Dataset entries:
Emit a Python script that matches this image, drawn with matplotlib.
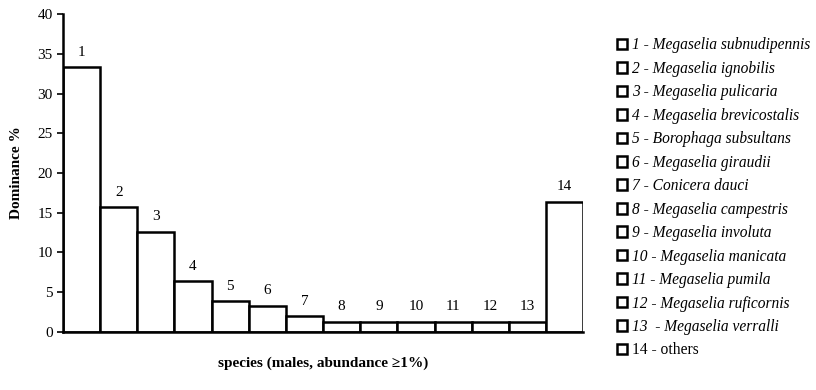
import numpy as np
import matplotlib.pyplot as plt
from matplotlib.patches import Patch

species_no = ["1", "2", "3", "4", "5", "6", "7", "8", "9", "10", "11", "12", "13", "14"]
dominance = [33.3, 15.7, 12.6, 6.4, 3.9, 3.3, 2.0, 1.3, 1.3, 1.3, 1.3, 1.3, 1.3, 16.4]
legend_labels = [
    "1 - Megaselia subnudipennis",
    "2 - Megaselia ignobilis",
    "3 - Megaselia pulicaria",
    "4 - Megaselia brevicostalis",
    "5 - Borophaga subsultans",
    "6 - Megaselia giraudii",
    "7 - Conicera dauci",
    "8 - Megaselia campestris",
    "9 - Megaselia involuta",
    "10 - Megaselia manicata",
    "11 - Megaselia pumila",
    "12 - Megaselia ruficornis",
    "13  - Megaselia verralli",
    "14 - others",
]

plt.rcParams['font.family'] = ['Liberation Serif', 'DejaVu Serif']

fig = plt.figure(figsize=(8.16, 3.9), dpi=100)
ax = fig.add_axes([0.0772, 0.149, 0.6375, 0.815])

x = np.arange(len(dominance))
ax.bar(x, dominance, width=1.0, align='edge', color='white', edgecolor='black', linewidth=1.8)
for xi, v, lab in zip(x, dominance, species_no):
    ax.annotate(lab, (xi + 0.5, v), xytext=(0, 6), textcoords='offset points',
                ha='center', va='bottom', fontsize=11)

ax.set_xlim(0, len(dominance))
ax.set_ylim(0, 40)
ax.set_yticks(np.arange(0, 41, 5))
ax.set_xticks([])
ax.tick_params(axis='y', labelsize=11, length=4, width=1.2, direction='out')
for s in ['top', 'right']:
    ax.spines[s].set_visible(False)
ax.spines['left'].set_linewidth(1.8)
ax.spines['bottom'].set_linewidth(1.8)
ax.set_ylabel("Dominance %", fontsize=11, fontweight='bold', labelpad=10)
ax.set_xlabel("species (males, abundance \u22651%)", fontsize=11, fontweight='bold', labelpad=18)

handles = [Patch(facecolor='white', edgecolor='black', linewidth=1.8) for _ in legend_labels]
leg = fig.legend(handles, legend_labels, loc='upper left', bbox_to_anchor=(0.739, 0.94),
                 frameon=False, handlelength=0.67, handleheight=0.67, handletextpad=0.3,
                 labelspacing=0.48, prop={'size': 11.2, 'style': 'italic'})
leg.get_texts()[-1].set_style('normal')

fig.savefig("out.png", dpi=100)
---
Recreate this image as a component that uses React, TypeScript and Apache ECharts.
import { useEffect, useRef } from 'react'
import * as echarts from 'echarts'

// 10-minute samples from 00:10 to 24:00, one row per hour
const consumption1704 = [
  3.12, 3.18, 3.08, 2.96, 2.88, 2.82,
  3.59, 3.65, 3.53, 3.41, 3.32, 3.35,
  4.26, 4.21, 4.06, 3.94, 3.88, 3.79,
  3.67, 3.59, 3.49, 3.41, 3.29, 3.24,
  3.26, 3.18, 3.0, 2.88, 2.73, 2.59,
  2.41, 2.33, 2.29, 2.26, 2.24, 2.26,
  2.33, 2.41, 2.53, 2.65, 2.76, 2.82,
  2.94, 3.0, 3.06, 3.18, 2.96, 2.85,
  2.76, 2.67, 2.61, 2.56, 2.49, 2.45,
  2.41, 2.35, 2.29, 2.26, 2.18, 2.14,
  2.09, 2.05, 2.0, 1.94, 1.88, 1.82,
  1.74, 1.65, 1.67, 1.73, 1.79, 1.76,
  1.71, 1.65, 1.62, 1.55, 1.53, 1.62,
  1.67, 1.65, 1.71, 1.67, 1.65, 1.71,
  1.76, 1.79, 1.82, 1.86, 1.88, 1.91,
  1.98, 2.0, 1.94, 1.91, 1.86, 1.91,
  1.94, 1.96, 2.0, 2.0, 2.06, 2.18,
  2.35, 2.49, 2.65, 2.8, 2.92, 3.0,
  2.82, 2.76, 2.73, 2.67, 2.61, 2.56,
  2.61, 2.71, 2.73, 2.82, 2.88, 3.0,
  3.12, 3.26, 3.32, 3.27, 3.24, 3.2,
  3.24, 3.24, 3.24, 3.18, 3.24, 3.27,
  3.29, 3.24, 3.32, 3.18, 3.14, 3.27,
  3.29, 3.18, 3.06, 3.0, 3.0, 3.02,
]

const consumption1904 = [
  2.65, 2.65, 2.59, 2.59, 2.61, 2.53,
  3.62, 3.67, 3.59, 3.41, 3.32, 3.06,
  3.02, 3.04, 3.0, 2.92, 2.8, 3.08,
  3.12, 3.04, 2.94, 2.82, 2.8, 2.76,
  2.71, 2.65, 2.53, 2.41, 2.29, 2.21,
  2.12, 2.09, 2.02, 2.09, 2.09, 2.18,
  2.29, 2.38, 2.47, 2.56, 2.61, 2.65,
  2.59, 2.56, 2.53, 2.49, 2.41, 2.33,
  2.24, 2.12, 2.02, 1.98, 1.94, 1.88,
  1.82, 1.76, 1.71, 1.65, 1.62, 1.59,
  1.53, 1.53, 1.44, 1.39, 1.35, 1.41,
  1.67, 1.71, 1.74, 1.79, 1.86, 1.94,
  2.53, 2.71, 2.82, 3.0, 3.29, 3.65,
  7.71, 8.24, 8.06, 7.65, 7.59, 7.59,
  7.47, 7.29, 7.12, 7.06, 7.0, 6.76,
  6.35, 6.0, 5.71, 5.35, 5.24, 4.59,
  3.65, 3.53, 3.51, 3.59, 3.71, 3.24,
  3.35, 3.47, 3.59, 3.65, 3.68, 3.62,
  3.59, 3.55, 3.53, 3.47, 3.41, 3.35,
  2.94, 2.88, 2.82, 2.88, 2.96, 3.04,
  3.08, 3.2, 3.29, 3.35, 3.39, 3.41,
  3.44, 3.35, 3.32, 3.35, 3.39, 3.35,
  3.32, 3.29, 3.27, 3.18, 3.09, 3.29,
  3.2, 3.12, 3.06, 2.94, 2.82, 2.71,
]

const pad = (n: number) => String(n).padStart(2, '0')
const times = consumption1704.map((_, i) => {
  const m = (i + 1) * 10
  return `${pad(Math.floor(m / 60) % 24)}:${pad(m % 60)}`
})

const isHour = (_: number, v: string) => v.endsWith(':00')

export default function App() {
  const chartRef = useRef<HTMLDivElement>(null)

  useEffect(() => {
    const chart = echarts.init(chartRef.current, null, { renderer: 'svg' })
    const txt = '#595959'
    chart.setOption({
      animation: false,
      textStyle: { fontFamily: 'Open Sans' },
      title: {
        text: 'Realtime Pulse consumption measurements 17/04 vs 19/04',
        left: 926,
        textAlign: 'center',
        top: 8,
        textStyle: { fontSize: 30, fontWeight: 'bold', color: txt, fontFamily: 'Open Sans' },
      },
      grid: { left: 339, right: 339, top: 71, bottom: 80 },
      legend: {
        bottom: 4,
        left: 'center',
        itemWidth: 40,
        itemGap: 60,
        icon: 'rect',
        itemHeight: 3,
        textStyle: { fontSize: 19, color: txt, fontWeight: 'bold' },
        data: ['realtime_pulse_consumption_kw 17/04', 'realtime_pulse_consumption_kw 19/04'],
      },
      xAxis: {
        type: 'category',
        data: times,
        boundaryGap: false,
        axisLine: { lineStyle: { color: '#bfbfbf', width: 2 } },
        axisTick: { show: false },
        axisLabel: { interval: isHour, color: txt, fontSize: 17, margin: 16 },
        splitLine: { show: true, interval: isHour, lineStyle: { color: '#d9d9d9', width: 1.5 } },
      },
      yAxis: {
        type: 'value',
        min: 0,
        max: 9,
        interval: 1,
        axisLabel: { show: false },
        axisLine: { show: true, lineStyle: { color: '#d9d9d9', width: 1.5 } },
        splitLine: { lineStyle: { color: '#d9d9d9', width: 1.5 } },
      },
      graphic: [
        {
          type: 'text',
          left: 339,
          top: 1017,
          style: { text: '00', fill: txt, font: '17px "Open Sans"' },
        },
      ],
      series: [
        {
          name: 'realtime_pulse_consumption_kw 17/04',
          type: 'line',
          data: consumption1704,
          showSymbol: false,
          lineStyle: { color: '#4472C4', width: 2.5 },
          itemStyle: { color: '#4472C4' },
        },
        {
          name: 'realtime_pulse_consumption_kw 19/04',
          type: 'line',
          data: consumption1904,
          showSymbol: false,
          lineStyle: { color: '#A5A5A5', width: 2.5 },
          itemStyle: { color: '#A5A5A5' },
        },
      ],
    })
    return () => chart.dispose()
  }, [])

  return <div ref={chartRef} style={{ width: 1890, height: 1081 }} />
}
* * *
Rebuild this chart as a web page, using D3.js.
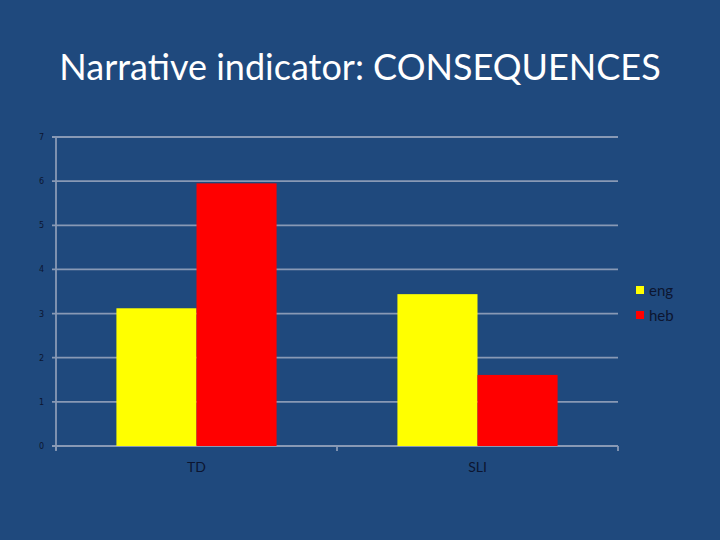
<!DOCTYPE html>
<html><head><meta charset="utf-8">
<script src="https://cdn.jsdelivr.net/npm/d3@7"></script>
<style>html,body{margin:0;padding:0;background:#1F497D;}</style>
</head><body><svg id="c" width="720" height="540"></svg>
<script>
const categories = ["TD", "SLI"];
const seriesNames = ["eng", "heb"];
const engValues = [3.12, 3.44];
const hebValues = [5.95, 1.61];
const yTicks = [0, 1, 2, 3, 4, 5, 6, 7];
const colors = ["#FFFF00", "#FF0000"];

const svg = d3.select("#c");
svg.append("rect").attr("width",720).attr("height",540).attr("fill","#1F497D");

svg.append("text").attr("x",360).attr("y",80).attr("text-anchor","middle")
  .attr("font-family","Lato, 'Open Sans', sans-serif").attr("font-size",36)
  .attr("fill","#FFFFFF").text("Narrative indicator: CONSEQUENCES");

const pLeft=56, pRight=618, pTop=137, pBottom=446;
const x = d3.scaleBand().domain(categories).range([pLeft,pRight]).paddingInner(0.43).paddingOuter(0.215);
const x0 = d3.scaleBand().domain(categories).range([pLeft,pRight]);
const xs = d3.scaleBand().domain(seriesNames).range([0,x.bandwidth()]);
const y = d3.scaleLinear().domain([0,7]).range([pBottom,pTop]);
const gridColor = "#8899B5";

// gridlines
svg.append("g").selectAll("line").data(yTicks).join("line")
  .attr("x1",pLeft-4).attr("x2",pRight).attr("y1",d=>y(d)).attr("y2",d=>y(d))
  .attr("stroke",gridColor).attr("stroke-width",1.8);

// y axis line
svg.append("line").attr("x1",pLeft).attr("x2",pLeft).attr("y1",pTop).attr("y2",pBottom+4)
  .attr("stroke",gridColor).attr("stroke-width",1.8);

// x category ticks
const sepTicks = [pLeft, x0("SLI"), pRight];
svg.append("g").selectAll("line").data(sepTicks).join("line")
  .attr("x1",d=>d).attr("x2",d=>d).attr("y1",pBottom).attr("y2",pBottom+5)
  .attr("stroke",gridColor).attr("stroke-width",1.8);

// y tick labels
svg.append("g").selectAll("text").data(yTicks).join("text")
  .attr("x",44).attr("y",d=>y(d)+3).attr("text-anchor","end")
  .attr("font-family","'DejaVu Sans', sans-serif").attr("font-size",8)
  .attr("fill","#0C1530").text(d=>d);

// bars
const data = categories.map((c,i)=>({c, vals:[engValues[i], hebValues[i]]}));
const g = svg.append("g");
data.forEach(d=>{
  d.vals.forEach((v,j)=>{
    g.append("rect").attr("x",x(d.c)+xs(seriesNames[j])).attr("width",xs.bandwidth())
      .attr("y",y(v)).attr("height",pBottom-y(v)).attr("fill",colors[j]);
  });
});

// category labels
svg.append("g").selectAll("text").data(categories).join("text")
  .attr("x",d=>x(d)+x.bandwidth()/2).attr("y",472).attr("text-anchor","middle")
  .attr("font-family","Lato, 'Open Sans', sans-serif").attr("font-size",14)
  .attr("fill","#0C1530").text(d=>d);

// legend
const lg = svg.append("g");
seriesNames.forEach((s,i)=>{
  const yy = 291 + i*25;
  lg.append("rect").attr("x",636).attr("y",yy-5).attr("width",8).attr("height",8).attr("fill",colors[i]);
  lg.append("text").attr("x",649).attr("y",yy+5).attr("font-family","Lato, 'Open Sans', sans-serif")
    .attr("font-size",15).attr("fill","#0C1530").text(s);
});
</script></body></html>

Task goal:
Copy word for word only the lines above from the one with "Emit a Python" through the one with "plt.rcParams['font.family'] = ['Liberation". Leave pictures out.

Output below:
Emit a Python script that matches this image, drawn with matplotlib.
import numpy as np
import matplotlib.pyplot as plt
from matplotlib.patches import Patch

species_no = ["1", "2", "3", "4", "5", "6", "7", "8", "9", "10", "11", "12", "13", "14"]
dominance = [33.3, 15.7, 12.6, 6.4, 3.9, 3.3, 2.0, 1.3, 1.3, 1.3, 1.3, 1.3, 1.3, 16.4]
legend_labels = [
    "1 - Megaselia subnudipennis",
    "2 - Megaselia ignobilis",
    "3 - Megaselia pulicaria",
    "4 - Megaselia brevicostalis",
    "5 - Borophaga subsultans",
    "6 - Megaselia giraudii",
    "7 - Conicera dauci",
    "8 - Megaselia campestris",
    "9 - Megaselia involuta",
    "10 - Megaselia manicata",
    "11 - Megaselia pumila",
    "12 - Megaselia ruficornis",
    "13  - Megaselia verralli",
    "14 - others",
]

plt.rcParams['font.family'] = ['Liberation Serif', 'DejaVu Serif']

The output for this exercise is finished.